Non, ce n’est pas la preuve de son échec. C’est, au contraire, la preuve de sa grandeur, de sa nécessité, et de la haine qu’il continue de susciter chez ceux qui veulent faire de l’islam un instrument de domination. Kemal Atatürk n’a pas échoué. Il a bâti, dans les ruines de l’Empire ottoman, une nation moderne, laïque, libérée des chaînes du califat, tournée vers la science, l’égalité entre les sexes, et l’éducation.
En quelques années, il a arraisonné la religion à la sphère privée, remplacé l’arabe par l’alphabet latin, imposé le droit civil contre la charia, interdit les confréries et les turbans, proclamé que la souveraineté appartenait au peuple et non à Dieu. Ce fut un geste titanesque. Radical, oui, parfois autoritaire — mais que fallait-il d’autre pour sortir de mille ans de théocratie ? Atatürk n’a pas seulement modernisé la Turquie. Il a montré au monde musulman que l’islam pouvait être défait de son emprise politique sans être renié dans les consciences.

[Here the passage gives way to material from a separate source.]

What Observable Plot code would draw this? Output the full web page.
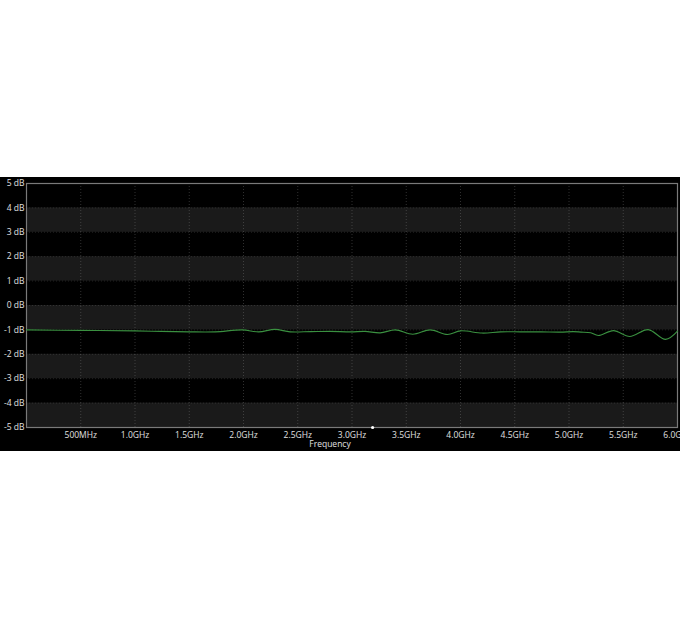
<!DOCTYPE html>
<html>
<head>
<meta charset="utf-8">
<script src="https://cdn.jsdelivr.net/npm/d3@7"></script>
<script src="https://cdn.jsdelivr.net/npm/@observablehq/plot@0.6"></script>
<style>
  html, body { margin: 0; padding: 0; background: #fff; }
  body { width: 680px; height: 630px; overflow: hidden; }
  #chart { position: absolute; left: 0; top: 177px; width: 680px; height: 274px; overflow: hidden; background: #000; }
  #chart svg { overflow: hidden; }
</style>
</head>
<body>
<div id="chart"></div>
<script>
// Frequency (GHz) and level (dB) of the trace
const freqGHz = [0.0, 0.5, 1.0, 1.24, 1.5, 1.74, 1.99, 2.14, 2.29, 2.43, 2.62, 2.80, 2.99, 3.12, 3.26, 3.40, 3.56, 3.72, 3.88, 4.00, 4.20, 4.37, 4.55, 4.74, 4.92, 5.04, 5.11, 5.20, 5.27, 5.41, 5.56, 5.73, 5.89, 6.0];
const levelDB = [-1.00, -1.02, -1.04, -1.06, -1.08, -1.08, -1.00, -1.08, -0.98, -1.08, -1.07, -1.06, -1.08, -1.06, -1.12, -1.00, -1.18, -1.00, -1.19, -1.04, -1.13, -1.08, -1.08, -1.08, -1.09, -1.07, -1.09, -1.12, -1.23, -1.03, -1.27, -0.99, -1.39, -1.05];

// Axis ticks
const xTicks = [0.5, 1.0, 1.5, 2.0, 2.5, 3.0, 3.5, 4.0, 4.5, 5.0, 5.5, 6.0];
const xTickLabels = ["500MHz", "1.0GHz", "1.5GHz", "2.0GHz", "2.5GHz", "3.0GHz", "3.5GHz", "4.0GHz", "4.5GHz", "5.0GHz", "5.5GHz", "6.0GHz"];
const yTicks = [5, 4, 3, 2, 1, 0, -1, -2, -3, -4, -5];
const yTickLabels = ["5 dB", "4 dB", "3 dB", "2 dB", "1 dB", "0 dB", "-1 dB", "-2 dB", "-3 dB", "-4 dB", "-5 dB"];

// Shaded bands (lower edge, 1 dB tall)
const bandLow = [3, 1, -1, -3, -5];
// marker on the frequency axis
const markerGHz = [3.19];

const trace = freqGHz.map((f, i) => ({f, v: levelDB[i]}));
const xLab = new Map(xTicks.map((t, i) => [t, xTickLabels[i]]));
const yLab = new Map(yTicks.map((t, i) => [t, yTickLabels[i]]));

const font = "'Open Sans', 'Noto Sans', sans-serif";

const chart = Plot.plot({
  width: 680,
  height: 274,
  marginLeft: 26,
  marginRight: 3,
  marginTop: 6,
  marginBottom: 24,
  style: {background: "#000", color: "#e0e0e0", fontFamily: font, fontSize: "8.5px", overflow: "hidden"},
  x: {domain: [0, 6]},
  y: {domain: [-5, 5]},
  marks: [
    Plot.rect(bandLow, {y1: d => d, y2: d => d + 1, fill: "#1a1a1a"}),
    Plot.gridX(xTicks, {stroke: "#8a8a8a", strokeOpacity: 0.35, strokeDasharray: "1,2"}),
    Plot.gridY(yTicks, {stroke: "#8a8a8a", strokeOpacity: 0.22, strokeDasharray: "1,2"}),
    Plot.frame({stroke: "#7a7a7a", strokeWidth: 1.2}),
    Plot.axisY(yTicks, {tickSize: 0, tickPadding: 2, tickFormat: d => yLab.get(d), label: null, fill: "#e0e0e0", fontSize: 8.5}),
    Plot.axisX(xTicks, {tickSize: 0, tickPadding: 4, tickFormat: d => xLab.get(d), label: null, fill: "#e0e0e0", fontSize: 8.5}),
    Plot.text(["Frequency"], {frameAnchor: "bottom", dx: -22, dy: 19, fill: "#e0e0e0", fontSize: 8.5}),
    Plot.dot(markerGHz, {x: d => d, frameAnchor: "bottom", r: 1.6, fill: "#fff", stroke: null}),
    Plot.line(trace, {x: "f", y: "v", stroke: "#3a9040", strokeWidth: 1.1, curve: "catmull-rom"})
  ]
});
document.getElementById("chart").appendChild(chart);
</script>
</body>
</html>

Le retour en arrière sous Erdogan ne prouve pas l’échec du kémalisme. Il prouve qu’aucune conquête laïque n’est jamais définitive, qu’il faut la défendre pied à pied contre les nostalgies religieuses, les frustrations sociales, les calculs politiques. Erdogan n’a pas détruit Atatürk. Il l’a trahi, grignoté, détourné, parce que l’école, la justice et la presse avaient été affaiblies. Parce qu’on a laissé, trop longtemps, les Frères musulmans turcs travailler dans l’ombre.
Mais regardez bien : le visage d’Atatürk est encore là, partout, dans les foyers, les rues, les manuels, les résistances. Il est dans la mémoire des femmes qui se sont dévoilées, des intellectuels qui ont osé penser librement, des juges qui ont tenté de faire barrage. Il est un avertissement et une promesse. Un phare dans une mer redevenue sombre.
Si tant de dictateurs barbus le haïssent, c’est qu’il a touché juste. Il a prouvé qu’un musulman pouvait être laïque. Et qu’un peuple pouvait vivre libre sans Dieu sur son trône.